I haven’t used it enough to work out exactly how it differentiates concepts (tabs) and ‘additional information’ (drill-downs/categories).
It does a good job on something like the Cutty Sark. Under ‘Explore by Category’ it offered:
- Buildings And Structures In Greenwich
- Sailboat Names
- Museums In London
- Neighbourhoods Of Greenwich
- School Ships
It picked up search results for Cutty Sark whisky and news of the Cutty Sark fire but they weren’t reflected in the categories, and the search term didn’t trigger the tabs. The tabs kick in when you search for something like ‘orange‘.
It didn’t do as well with ‘samian ware‘ – the categories picked up all sorts of places and peoples, (and randomly ‘American Films’), but while the search results all say that it’s ‘a kind of bright red Roman pottery’ that’s not reflected in the categories. Fair enough, there may not be enough information easily available online so that ‘Types of Roman pottery’ registers as a category.
Incidentally, most of the results listed for ‘samian ware’ are just recycled entries from Wikipedia. It’s a shame the results aren’t filtered to remove entries that have just duplicated Wikipedia text. The FAQ says they don’t index duplicate content I guess the overall site or page is just different enough to be retained.
It might take a while for museum content to appear in the most useful ways, but it looks like it might be a useful search engine for niche content. From the FAQ again:
We’ve found that a lot of Web pages have been designed with a small audience in mind—perhaps they are blogs or academic papers with specific interests or pages with family photos.
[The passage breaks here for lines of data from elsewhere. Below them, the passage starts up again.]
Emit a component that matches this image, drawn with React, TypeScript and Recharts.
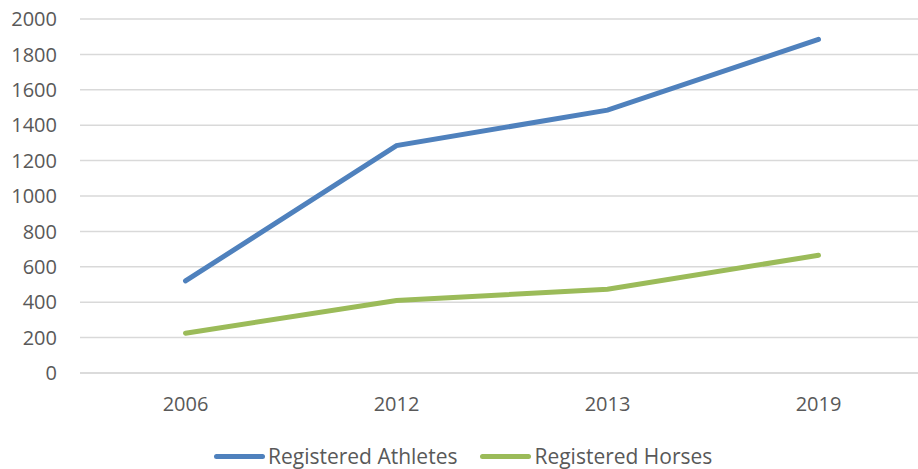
import { LineChart, Line, XAxis, YAxis, CartesianGrid } from "recharts";

const years = ["2006", "2012", "2013", "2019"];
const athletes = [520, 1285, 1485, 1885];
const horses = [225, 410, 473, 665];
const yTicks = [0, 200, 400, 600, 800, 1000, 1200, 1400, 1600, 1800, 2000];

const data = years.map((year, i) => ({
  year,
  athletes: athletes[i],
  horses: horses[i],
}));

const FONT = "'Open Sans', 'Liberation Sans', sans-serif";
const TEXT = "#595959";
const BLUE = "#4F81BD";
const GREEN = "#9BBB59";

const series = [
  { key: "athletes", name: "Registered Athletes", color: BLUE },
  { key: "horses", name: "Registered Horses", color: GREEN },
];

function ChartLegend() {
  return (
    <div
      style={{
        position: "absolute",
        left: 214,
        top: 444,
        height: 24,
        lineHeight: "24px",
        display: "flex",
        alignItems: "center",
        fontFamily: FONT,
        fontSize: 21,
        color: TEXT,
        whiteSpace: "nowrap",
      }}
    >
      {series.map((s, i) => (
        <div key={s.key} style={{ display: "flex", alignItems: "center", marginRight: i === 0 ? 23 : 0 }}>
          <span style={{ width: 51, height: 5, borderRadius: 3, background: s.color, marginRight: 3 }} />
          <span>{s.name}</span>
        </div>
      ))}
    </div>
  );
}

export default function App() {
  return (
    <div style={{ position: "absolute", left: 0, top: 0, width: 918, height: 469, overflow: "hidden", background: "#fff" }}>
      <LineChart width={924} height={469} data={data} margin={{ top: 19, right: 0, bottom: 46, left: 0 }}>
        <CartesianGrid vertical={false} stroke="#D9D9D9" strokeWidth={1.5} />
        <XAxis
          dataKey="year"
          padding={{ left: 105.5, right: 105.5 }}
          axisLine={{ stroke: "#D9D9D9", strokeWidth: 1.5 }}
          tickLine={false}
          tickMargin={18}
          height={50}
          tick={{ fill: TEXT, fontSize: 20, fontFamily: FONT }}
        />
        <YAxis
          domain={[0, 2000]}
          ticks={yTicks}
          width={80}
          axisLine={false}
          tickLine={false}
          tickMargin={17}
          tick={{ fill: TEXT, fontSize: 20, fontFamily: FONT }}
        />
        {series.map((s) => (
          <Line
            key={s.key}
            type="linear"
            dataKey={s.key}
            name={s.name}
            stroke={s.color}
            strokeWidth={5}
            strokeLinecap="round"
            dot={false}
            activeDot={false}
            isAnimationActive={false}
          />
        ))}
      </LineChart>
      <ChartLegend />
    </div>
  );
}
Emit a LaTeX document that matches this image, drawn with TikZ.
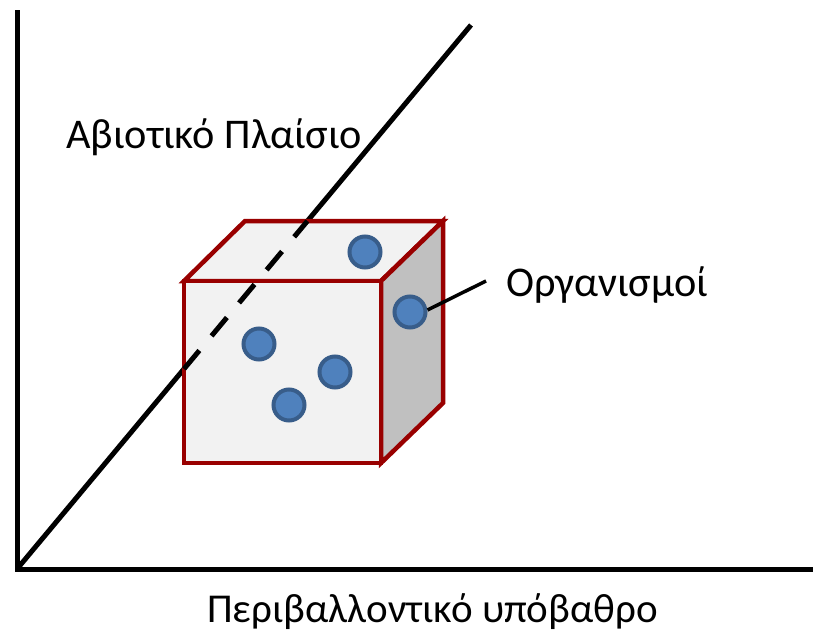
\documentclass[tikz,border=0pt]{standalone}
\usepackage{fontspec}
\setmainfont{Carlito}
\usepackage{xcolor}
\usetikzlibrary{positioning,calc}

\definecolor{cubered}{RGB}{153,0,0}
\definecolor{frontgray}{RGB}{242,242,242}
\definecolor{sidegray}{RGB}{192,192,192}
\definecolor{orgfill}{RGB}{79,129,189}
\definecolor{orgborder}{RGB}{56,93,138}

\begin{document}
\begin{tikzpicture}[
    x=1pt, y=-1pt,
    axis/.style={line width=5pt},
    face/.style={draw=cubered, line width=4.5pt, line join=miter},
    org/.style={circle, draw=orgborder, fill=orgfill, line width=4pt, minimum size=31pt, inner sep=0pt},
    caption/.style={font=\fontsize{42.3}{48}\selectfont, inner sep=0pt, anchor=base west}
]
    \useasboundingbox[fill=white] (0,0) rectangle (813,632);

    % axes and abiotic line
    \coordinate (top) at (17,10);
    \coordinate (origin) at (17,569);
    \coordinate (right) at (813,569);
    \coordinate (far) at (471,25);
    \draw[axis, line join=miter] (top) -- (origin) -- (right);
    \draw[axis] (origin) -- (far);

    % cube
    \coordinate (fbl) at (184,463);
    \coordinate (fbr) at (381,463);
    \coordinate (ftr) at (381,281);
    \coordinate (ftl) at (184,281);
    \coordinate (btl) at (245,221);
    \coordinate (btr) at (443,221);
    \coordinate (bbr) at (443,403);
    \filldraw[face, fill=frontgray] (ftl) -- (btl) -- (btr) -- (ftr) -- cycle;
    \filldraw[face, fill=sidegray] (ftr) -- (btr) -- (bbr) -- (fbr) -- cycle;
    \filldraw[face, fill=frontgray] (fbl) rectangle (ftr);

    % hidden part of the line
    \coordinate (enter) at ($(origin)!0.3678!(far)$);
    \coordinate (leave) at ($(origin)!0.6397!(far)$);
    \draw[axis, dash pattern=on 24pt off 19pt] (enter) -- (leave);

    % organisms
    \node[org] (org1) at (365,252) {};
    \node[org] (org2) at (410,312) {};
    \node[org] (org3) at (259,344) {};
    \node[org] (org4) at (335,372) {};
    \node[org] (org5) at (289,405) {};

    % labels
    \node[caption] (abiotic) at (66,148) {Αβιοτικό Πλαίσιο};
    \node[caption] (organisms) at (506,296) {Οργανισμοί};
    \node[caption, font=\fontsize{41}{48}\selectfont] (background) at (207,622) {Περιβαλλοντικό υπόβαθρο};
    \coordinate (lead) at (486,281);
    \draw[line width=3.5pt] (org2.east) ++(0,-2) -- (lead);
\end{tikzpicture}
\end{document}
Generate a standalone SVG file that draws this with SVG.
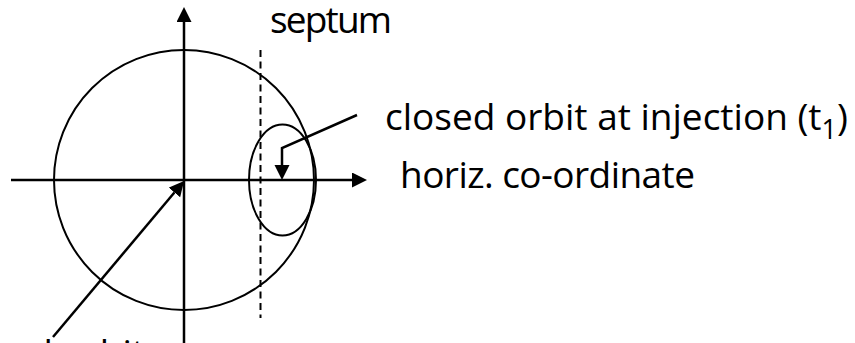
<svg xmlns="http://www.w3.org/2000/svg" width="855" height="343" viewBox="0 0 855 343">
<style>
.ln{fill:none;stroke:#000;stroke-width:2.5}
.sh{fill:none;stroke:#000;stroke-width:2}
.tx{font-family:"Open Sans","Liberation Sans",sans-serif;font-size:37px;fill:#000}
</style>
<defs>
<marker id="ah" markerUnits="userSpaceOnUse" markerWidth="16" markerHeight="16" refX="0" refY="7.5" orient="auto" viewBox="0 0 16 16">
<path d="M0,0 L15,7.5 L0,15 z" fill="#000"/>
</marker>
</defs>
<rect width="855" height="343" fill="#fff"/>
<g id="phase-circle"><circle class="sh" cx="184" cy="180" r="130"/></g>
<g id="injected-ellipse"><ellipse class="sh" cx="282.5" cy="180" rx="33.5" ry="55.5"/></g>
<g id="septum"><line x1="260.5" y1="50" x2="260.5" y2="318" stroke="#000" stroke-width="2" stroke-dasharray="7,4.5"/>
<text class="tx" x="270" y="33" textLength="122">septum</text></g>
<g id="label-closed-orbit-injection"><text class="tx" x="385" y="130">closed orbit at injection (t<tspan font-size="27" dy="9">1</tspan><tspan dy="-9">)</tspan></text></g>
<g id="label-horiz"><text class="tx" x="400" y="188" textLength="295">horiz. co-ordinate</text></g>
<g id="label-closed-orbit"><text class="tx" x="145" y="366" text-anchor="end">closed orbit</text></g>
<g id="connectors">
<line class="ln" x1="184" y1="343" x2="184" y2="22" marker-end="url(#ah)"/>
<line class="ln" x1="11" y1="180" x2="352" y2="180" marker-end="url(#ah)"/>
<line class="ln" x1="53" y1="337" x2="174.4" y2="192.5" marker-end="url(#ah)"/>
<polyline class="ln" points="357,115 282,148 282,165" marker-end="url(#ah)"/>
</g>
</svg>
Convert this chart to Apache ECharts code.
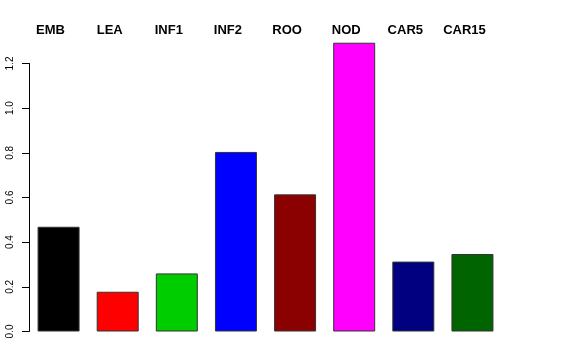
<!DOCTYPE html>
<html><head><meta charset="utf-8">
<script src="https://cdn.jsdelivr.net/npm/echarts@6/dist/echarts.min.js"></script>
<style>html,body{margin:0;padding:0;background:#fff}#c{width:576px;height:360px}</style>
</head><body><div id="c"></div>
<script>
var categories = ["EMB","LEA","INF1","INF2","ROO","NOD","CAR5","CAR15"];
var values = [0.469, 0.178, 0.260, 0.804, 0.614, 1.293, 0.313, 0.347];
var colors = ["#000000","#FF0000","#00CD00","#0000FF","#8B0000","#FF00FF","#000080","#006400"];
var yTicks = [0, 0.2, 0.4, 0.6, 0.8, 1.0, 1.2];

var chart = echarts.init(document.getElementById('c'), null, {renderer:'canvas'});
chart.setOption({
  animation: false,
  backgroundColor: '#ffffff',
  grid: {left: 29, right: 74, top: 63.5, bottom: 28.5},
  xAxis: {
    type: 'category', data: categories, position: 'top',
    axisLine: {show: false}, axisTick: {show: false},
    axisLabel: {fontFamily: 'Liberation Sans', fontWeight: 'bold', fontSize: 13, color: '#000',
      margin: 27, padding: [0, 16, 0, 0], interval: 0}
  },
  yAxis: {
    type: 'value', min: yTicks[0], max: yTicks[yTicks.length-1], interval: 0.2,
    axisLine: {show: true, lineStyle: {color: '#000', width: 1}},
    axisTick: {show: true, length: 7, lineStyle: {color: '#000'}},
    splitLine: {show: false},
    axisLabel: {rotate: 90, fontFamily: 'Liberation Sans', fontSize: 10, color: '#000', margin: 14,
      formatter: function(v){ return v.toFixed(1); }}
  },
  series: [{
    type: 'bar', clip: false, barWidth: 42,
    data: values.map(function(v, i){ return {value: v, itemStyle: {color: colors[i]}}; }),
    itemStyle: {borderColor: '#333', borderWidth: 1}
  }]
});
</script></body></html>
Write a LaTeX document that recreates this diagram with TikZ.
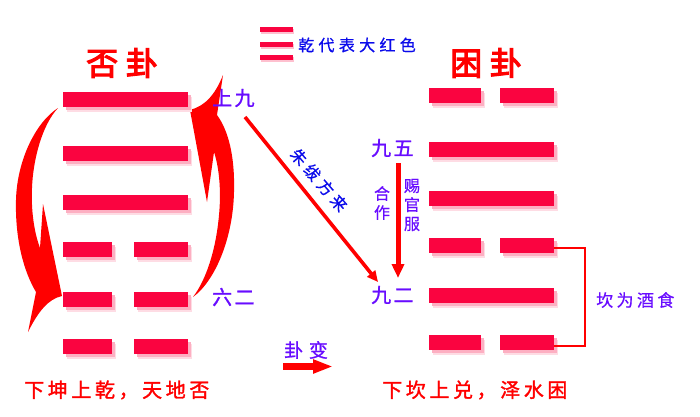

We think that even though these pages aren’t necessarily for a wide audience, they contain content that one day you might need.
Our job is to index all these pages and examine their content for relevancy to your search. If they contain information you need, then they should be available to you.
It’s all sounding a bit semantic web-ish (and quite a bit ‘reacting to Google-ish’) and I’ll use it for a while to see how it compared to Google. The webmaster information doesn’t give any indication of how you could mark up content so the relationships between terms in different contexts is clear, but I guess nice semantic markup would help.
Refreshingly, it doesn’t retain search info – privacy is one of their big differentiators from Google.